La scelta di una strumentazione abbastanza ridotta e di arrangiamenti “asciutti” è casuale oppure funzionale ad esaltare le descrizioni dei personaggi?
La produzione artistica scarna ed essenziale deriva da una scelta precisa da parte mia e di Matteo Zanobini (produttore del disco). Volevamo che i brani suonassero molto diretti rispettando le atmosfere dei testi e al contempo volevamo evitare l’effetto pallosità inevitabile nei dischi solo chitarra e voce. Per questo abbiamo abbandonato l’idea di “effetti speciali”, riducendo al minimo gli espedienti tipici di una registrazione moderna. Non è Hi-Fi, ma nemmeno Lo-Fi, diciamo che è “Fi” e basta.
Si potrebbe definire “impressionista” il tuo modo di fare musica, nel senso che traduci in note e parole la percezione di episodi, eventi che ti capitano intorno?
Mi sembra calzante nella misura in cui ho cercato di rappresentare gli episodi rapidamente, magari a discapito della forma letteraria, cercando in tal modo di esaltare la componente essenziale dell’ispirazione. A volte è più eloquente una foto scattata in una frazione di secondo, che una pellicola girata in più giorni. Non trovi?
Come valuti la differenza di spazi ed occasioni esistente fra gli artisti cosiddetti “affermati” e quelli ancora meno noti? Quali alternative vedi rispetto alla scarsa capacità o volontà della discografia di “rischiare” o, passami il termine, di “investire” su artisti ancora relativamente meno noti?
Oggi viviamo in un'epoca in cui la rapidità è diventata un valore assoluto, in molti aspetti dell'esistenza.
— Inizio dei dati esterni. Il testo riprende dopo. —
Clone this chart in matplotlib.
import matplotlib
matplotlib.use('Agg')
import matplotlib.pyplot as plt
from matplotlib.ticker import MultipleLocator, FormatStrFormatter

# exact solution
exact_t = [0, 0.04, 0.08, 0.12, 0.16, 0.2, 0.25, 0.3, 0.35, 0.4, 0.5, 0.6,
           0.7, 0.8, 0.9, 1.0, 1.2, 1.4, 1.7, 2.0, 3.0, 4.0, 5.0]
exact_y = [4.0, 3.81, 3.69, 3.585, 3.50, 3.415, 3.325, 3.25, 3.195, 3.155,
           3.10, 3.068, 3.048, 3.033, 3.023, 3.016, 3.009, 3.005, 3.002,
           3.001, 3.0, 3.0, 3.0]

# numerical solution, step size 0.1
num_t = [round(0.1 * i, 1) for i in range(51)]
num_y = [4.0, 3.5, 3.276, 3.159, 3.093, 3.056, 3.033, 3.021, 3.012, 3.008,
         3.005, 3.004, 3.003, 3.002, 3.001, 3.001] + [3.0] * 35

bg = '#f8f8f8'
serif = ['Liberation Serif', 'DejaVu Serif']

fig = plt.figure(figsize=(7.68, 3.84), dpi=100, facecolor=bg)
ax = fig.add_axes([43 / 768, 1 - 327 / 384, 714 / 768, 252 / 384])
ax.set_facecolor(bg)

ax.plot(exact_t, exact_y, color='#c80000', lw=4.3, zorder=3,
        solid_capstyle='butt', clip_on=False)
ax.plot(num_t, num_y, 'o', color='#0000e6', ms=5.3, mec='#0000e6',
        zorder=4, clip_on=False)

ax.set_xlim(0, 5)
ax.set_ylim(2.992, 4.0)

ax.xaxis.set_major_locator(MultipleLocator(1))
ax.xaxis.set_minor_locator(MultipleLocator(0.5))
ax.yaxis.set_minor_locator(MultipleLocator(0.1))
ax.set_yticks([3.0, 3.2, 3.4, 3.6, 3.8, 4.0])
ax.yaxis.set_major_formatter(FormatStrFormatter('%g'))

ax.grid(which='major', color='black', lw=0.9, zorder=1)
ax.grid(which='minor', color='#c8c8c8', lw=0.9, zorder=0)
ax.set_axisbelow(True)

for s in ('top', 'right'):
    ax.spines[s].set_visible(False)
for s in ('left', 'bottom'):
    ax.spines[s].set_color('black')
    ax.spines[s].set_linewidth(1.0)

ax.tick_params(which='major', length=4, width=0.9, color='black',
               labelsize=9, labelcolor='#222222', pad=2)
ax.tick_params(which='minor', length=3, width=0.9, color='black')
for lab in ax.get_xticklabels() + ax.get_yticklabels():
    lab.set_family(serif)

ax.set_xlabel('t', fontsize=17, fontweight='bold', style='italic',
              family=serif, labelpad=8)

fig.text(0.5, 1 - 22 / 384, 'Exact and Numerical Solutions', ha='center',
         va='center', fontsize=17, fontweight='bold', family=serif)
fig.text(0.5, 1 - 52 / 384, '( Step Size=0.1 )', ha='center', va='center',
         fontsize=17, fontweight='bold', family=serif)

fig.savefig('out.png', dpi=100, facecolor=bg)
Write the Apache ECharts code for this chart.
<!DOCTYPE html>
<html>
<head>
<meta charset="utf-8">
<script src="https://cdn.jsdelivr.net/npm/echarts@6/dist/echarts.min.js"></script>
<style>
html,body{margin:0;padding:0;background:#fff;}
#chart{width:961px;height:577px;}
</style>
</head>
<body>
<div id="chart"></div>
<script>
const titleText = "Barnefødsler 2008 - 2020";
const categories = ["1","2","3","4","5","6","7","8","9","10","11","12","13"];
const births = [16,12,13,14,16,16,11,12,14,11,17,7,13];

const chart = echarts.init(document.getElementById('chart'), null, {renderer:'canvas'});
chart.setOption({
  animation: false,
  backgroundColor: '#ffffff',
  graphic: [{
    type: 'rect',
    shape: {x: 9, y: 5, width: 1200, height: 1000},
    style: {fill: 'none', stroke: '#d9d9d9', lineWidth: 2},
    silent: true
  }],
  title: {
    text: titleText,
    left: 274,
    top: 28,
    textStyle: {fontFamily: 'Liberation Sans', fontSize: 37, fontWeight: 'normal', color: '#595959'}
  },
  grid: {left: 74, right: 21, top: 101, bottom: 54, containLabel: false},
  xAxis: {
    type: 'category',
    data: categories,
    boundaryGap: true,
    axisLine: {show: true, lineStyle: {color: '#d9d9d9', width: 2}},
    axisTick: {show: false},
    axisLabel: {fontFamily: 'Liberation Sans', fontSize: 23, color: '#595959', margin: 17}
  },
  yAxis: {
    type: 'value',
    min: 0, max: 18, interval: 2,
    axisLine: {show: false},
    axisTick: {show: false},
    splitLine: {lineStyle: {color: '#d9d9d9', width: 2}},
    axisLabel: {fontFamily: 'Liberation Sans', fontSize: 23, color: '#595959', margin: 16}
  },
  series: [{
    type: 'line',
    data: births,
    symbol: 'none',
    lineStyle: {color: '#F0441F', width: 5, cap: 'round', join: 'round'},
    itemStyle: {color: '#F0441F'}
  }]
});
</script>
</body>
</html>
La musica in tal senso non rappresenta un'eccezione, per cui è ovvio che, soprattutto ai piani alti, si punti su progetti “fast food”. E' un'ottica legata al “breve periodo”, per usare una terminologia aziendale. Progetti di tipo cantautorale, e non mi riferisco al mio che alla fin fine è abbastanza leggero, sono penalizzati da questo tipo di approccio, perchè hanno bisogno di un tempo maggiore per esser metabolizzati. Gli spazi a quel punto te li devi creare da solo e puntare sui nuovi media, che in qualche misura riescono a bypassare le grandi strutture. Ma al momento il pubblico della rete rappresenta una piccolissima parte del pubblico totale ed è ovvio che una cosa è essere in homepage su una webzine, una cosa è avere il tuo disco piazzato vicino alla Rustichella in autogrill. Che poi non sono dell’avviso che si debba ambire al successo nazionale, basterebbe solo essere nelle condizioni di poter sostenere economicamente il proprio progetto artistico. E purtroppo spesso non è così, soprattutto in ambito indipendente.
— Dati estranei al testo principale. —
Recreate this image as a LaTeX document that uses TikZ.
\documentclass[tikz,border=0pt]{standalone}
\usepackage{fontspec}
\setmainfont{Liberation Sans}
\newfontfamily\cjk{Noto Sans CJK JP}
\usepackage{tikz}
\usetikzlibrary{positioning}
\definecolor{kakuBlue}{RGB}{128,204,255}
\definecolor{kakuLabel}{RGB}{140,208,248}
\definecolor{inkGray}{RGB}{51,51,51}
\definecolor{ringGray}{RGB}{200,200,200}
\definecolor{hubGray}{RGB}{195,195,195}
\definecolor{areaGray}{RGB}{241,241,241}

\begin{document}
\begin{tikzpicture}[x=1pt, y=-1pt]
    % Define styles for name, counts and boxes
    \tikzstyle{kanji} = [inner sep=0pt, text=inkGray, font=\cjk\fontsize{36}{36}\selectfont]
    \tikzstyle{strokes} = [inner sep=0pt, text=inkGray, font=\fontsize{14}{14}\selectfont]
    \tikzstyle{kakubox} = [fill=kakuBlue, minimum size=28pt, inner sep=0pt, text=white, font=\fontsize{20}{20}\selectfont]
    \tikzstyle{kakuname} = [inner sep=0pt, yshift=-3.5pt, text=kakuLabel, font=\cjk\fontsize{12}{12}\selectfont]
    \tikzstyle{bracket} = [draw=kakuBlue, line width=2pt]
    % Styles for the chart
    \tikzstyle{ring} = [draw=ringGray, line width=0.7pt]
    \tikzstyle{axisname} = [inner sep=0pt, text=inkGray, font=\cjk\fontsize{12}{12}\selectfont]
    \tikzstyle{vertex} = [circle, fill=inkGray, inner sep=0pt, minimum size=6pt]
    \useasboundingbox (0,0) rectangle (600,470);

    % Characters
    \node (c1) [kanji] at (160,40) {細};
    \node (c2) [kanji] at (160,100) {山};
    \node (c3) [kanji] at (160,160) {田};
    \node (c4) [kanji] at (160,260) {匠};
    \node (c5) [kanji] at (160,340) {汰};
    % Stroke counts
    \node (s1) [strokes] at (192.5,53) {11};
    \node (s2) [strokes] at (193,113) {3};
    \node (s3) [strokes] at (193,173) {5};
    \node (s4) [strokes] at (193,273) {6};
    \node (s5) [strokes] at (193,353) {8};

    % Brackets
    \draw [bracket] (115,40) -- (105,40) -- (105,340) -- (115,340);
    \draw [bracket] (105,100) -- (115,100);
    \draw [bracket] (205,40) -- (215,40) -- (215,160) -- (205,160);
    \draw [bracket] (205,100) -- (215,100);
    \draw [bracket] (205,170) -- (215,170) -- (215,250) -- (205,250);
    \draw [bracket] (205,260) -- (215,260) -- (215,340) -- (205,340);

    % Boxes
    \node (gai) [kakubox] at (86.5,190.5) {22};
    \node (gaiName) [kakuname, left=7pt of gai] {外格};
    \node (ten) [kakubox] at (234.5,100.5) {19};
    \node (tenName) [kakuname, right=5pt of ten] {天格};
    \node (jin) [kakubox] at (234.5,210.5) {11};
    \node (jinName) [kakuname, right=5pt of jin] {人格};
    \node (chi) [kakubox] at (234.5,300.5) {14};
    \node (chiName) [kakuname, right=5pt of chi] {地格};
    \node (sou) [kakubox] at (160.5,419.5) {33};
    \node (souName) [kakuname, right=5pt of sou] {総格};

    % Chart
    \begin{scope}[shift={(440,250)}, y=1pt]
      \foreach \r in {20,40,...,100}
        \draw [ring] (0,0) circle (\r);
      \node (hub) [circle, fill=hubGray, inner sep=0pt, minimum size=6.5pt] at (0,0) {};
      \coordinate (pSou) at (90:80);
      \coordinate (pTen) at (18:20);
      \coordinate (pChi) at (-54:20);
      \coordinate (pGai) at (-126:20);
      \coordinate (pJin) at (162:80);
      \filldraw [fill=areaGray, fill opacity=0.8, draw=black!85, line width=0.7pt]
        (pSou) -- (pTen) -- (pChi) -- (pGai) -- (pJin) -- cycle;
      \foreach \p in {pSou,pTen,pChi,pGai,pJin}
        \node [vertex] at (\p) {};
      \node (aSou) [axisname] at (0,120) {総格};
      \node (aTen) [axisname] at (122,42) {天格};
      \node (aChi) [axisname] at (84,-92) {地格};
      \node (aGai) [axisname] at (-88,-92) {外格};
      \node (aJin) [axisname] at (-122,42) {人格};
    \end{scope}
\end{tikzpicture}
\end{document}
Come immagini il tuo futuro prossimo? Hai già in testa la musica che scriverai, vorresti esplorare altre direzioni, c’è qualche progetto che ti intriga particolarmente?
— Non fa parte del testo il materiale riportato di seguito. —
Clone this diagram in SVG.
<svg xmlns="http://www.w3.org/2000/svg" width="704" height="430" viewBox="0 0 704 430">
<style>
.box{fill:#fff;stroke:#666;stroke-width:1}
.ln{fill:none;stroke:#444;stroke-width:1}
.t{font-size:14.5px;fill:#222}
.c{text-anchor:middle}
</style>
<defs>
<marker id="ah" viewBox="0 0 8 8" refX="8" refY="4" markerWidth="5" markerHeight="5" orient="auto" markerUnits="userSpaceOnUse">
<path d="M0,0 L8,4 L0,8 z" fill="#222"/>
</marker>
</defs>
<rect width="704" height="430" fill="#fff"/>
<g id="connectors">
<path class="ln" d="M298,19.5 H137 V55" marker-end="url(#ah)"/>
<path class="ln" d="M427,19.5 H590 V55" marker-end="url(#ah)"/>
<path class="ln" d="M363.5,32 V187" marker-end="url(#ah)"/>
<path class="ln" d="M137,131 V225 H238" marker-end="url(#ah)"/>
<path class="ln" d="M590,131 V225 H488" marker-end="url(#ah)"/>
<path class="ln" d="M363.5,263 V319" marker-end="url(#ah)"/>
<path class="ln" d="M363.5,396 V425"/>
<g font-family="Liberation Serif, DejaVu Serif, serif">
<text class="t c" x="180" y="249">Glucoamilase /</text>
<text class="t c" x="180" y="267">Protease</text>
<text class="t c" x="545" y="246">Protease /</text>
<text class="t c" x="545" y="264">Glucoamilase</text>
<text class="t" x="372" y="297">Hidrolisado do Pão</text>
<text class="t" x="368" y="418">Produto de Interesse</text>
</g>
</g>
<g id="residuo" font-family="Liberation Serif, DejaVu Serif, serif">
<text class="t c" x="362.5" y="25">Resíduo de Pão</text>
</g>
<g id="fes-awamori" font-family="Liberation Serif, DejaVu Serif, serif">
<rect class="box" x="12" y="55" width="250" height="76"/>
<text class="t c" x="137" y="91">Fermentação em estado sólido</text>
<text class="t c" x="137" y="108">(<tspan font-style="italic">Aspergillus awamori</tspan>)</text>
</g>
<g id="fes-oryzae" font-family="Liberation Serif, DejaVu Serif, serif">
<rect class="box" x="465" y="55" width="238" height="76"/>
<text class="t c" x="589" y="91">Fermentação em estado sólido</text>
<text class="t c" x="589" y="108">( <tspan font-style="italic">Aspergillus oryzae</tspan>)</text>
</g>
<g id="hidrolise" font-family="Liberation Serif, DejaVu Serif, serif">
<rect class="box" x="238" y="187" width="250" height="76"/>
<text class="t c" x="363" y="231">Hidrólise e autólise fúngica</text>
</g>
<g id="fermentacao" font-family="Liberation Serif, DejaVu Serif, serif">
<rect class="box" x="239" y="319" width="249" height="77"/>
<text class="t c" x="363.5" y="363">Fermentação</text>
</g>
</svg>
In questo periodo ho scritto alcuni brani nuovi, senza pormi particolari limiti: semplicemente lascio fluire e quando sarà, se sarà, raccoglierò le cose buone e cestinerò quelle meno riuscite. L’obiettivo è cercare di non ripetersi, mantenendo comunque un legame con i brani che ho già pubblicato. In questo periodo sto ascoltando “Sono all’osso” de “Il pan del Diavolo”, gruppo siciliano dal tiro incredibile, e l’ultimo dei Baustelle “ I mistici dell’occidente” che ha almeno quattro/cinque brani di ottima fattura. E poi tanta, tanta musica italiana degli ultimi 30 anni, che sto riscoprendo anche grazie all’ottimo libro di Zingales: “Italiani brava gente”.